Longest Consecutive Sequence

Question: 128. Longest Consecutive Sequence

Given an unsorted array of integers nums, return the length of the longest consecutive elements sequence. The algorithm must run in O(n) time.

Initial Thought: Sorting

My first instinct was to sort the array and then iterate through it to find the longest streak.

class Solution {
public:
    int longestConsecutive(vector<int>& nums) {
        int current = 0;
        int next = 0;
        int length = 1;
        int size = nums.size();
        sort(nums.begin(), nums.end());
        for(int i=0; i<size; i++){
            if(i == size-1){
                return length;
            }

            current = nums[i];
            next = nums[i+1];

            if(next == current+1){
                std::cout << "Next:" << next << "Current:" << current << std::endl;
                length += 1;
            }
        }
        return length;
    }
};

The Speed Bump

While this works, std::sort yields O(n log n) time complexity. The problem specifically asks for an O(n) solution, so we need a more efficient way to track consecutive numbers without sorting.

---

Optimized Approach: Hash Set

std::unordered_set, gives constant time $O(1)$ lookups.
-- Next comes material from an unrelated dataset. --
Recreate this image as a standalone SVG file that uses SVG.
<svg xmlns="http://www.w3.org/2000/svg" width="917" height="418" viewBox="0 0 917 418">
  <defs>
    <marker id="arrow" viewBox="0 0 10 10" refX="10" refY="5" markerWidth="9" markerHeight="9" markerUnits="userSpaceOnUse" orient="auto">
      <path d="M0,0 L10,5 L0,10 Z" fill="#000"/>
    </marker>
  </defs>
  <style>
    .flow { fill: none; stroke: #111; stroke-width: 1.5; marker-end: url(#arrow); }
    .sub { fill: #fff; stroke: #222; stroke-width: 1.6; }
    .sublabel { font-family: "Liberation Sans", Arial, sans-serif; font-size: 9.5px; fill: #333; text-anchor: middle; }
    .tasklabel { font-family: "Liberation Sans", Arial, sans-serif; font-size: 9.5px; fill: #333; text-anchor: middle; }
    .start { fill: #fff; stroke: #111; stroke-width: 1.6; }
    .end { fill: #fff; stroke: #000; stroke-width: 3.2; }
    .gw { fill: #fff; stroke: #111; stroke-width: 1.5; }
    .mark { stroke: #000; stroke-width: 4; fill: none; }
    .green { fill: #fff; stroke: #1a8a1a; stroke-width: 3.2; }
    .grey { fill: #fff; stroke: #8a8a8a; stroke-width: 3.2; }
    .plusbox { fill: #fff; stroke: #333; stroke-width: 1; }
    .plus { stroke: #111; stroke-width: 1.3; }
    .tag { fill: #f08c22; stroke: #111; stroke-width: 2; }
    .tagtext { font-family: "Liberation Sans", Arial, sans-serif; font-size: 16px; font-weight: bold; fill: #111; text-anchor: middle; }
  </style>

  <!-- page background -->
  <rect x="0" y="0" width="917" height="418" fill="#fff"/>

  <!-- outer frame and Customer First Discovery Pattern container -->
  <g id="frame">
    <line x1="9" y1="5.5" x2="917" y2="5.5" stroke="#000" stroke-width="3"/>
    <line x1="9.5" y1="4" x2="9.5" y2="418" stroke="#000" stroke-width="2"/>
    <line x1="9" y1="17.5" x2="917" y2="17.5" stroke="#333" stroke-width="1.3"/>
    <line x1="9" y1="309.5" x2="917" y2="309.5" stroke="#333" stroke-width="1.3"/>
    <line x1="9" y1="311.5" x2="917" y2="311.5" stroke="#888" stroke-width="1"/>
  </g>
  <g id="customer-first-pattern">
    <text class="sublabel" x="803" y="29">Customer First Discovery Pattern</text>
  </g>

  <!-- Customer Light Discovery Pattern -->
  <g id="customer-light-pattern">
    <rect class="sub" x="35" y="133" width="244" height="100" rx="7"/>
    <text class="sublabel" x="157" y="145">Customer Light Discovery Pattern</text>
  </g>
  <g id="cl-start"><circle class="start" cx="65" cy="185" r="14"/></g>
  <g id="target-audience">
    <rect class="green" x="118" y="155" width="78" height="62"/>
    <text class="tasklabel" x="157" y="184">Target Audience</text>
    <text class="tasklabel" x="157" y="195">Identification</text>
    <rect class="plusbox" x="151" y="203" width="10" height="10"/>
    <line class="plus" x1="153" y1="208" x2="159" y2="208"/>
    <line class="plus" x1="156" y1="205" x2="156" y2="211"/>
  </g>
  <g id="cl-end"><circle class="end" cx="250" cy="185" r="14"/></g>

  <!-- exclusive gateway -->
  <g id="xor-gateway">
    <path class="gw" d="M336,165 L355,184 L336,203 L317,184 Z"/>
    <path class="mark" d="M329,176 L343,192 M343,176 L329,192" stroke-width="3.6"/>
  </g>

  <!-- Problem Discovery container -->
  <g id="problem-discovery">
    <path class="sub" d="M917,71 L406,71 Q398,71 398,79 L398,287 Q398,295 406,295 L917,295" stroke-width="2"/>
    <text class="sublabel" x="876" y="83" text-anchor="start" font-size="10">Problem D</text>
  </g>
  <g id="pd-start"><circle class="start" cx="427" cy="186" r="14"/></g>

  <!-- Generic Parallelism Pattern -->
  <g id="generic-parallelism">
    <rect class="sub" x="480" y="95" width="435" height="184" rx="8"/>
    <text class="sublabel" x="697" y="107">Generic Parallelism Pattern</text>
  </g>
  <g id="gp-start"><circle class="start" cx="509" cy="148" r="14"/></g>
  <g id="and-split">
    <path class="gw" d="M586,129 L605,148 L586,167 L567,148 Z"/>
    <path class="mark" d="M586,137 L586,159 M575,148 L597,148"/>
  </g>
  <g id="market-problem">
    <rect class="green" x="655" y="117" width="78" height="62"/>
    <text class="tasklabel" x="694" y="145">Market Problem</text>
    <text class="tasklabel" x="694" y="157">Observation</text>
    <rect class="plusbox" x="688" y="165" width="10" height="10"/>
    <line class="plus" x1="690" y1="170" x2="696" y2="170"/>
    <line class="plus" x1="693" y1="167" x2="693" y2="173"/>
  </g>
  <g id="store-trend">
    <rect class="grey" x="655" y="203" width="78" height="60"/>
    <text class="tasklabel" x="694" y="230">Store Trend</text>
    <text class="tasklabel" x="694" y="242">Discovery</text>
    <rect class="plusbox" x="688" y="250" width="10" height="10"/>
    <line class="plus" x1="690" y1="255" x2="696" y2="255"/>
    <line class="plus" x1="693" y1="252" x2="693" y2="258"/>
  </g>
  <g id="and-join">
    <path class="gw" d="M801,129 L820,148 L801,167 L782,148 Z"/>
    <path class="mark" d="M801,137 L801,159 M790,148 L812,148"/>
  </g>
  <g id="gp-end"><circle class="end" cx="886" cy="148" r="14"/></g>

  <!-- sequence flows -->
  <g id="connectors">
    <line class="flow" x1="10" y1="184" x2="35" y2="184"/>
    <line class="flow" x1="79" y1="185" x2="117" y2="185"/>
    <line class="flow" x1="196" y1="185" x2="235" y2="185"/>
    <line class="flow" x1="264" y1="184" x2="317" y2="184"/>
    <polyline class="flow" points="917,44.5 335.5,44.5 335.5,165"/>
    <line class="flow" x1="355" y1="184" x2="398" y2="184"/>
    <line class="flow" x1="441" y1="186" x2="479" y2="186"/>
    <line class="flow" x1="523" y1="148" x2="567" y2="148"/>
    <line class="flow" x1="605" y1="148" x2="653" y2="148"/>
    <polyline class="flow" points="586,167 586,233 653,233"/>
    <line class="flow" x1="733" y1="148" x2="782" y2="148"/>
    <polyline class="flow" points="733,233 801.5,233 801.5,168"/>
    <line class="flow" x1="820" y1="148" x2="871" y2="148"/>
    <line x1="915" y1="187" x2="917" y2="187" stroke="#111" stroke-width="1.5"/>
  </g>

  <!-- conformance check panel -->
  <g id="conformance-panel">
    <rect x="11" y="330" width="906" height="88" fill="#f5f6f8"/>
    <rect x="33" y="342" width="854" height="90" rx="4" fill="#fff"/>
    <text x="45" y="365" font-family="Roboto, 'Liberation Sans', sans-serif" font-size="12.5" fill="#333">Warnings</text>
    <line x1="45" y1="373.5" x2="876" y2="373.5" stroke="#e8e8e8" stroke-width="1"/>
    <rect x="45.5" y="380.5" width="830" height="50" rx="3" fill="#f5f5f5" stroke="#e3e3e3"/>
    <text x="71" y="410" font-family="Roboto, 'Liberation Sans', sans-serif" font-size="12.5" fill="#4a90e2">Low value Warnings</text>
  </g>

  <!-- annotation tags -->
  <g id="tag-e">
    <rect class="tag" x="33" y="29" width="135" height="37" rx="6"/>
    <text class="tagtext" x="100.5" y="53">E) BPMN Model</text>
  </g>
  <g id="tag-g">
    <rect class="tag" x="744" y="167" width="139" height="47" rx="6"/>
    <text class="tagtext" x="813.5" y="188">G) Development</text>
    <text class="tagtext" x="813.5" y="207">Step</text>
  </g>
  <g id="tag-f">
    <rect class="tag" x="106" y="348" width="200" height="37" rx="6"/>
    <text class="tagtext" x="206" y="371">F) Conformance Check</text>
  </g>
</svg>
1. Insert all numbers into a unordered_set.
2. Iterate through the set.
3. For each number, check if it's the end of the sequence (or start if you want to) (if num+1/num-1 exists).
4. If it's the end, keep checking for consecutive lesser numbers, if start, go to the other direction.
5. Update the maximum length found so far.

class Solution {
public:
    int longestConsecutive(vector<int>& nums){
        std::unordered_set<int> unums(nums.begin(), nums.end());
        int longest_consecutive = 1;

        for(int num : unums){
            if(unums.find(num+1) == unums.end()){
                int currentNum = num;
                int currentStreak = 1;

                // try finding minus ones (consecutive)
                while(unums.find(currentNum -1) != unums.end()){
                    currentNum -= 1;
                    currentStreak += 1;
                }

                longest_consecutive = max(longest_consecutive, currentStreak);
            }
        }

        return longest_consecutive;
    }
};

What opened this problem for me was understanding that basically we can for each integer inspect if it's the start or the end of a sequence, if not, then it must be a part of it and it doesn't really matter inspecting them.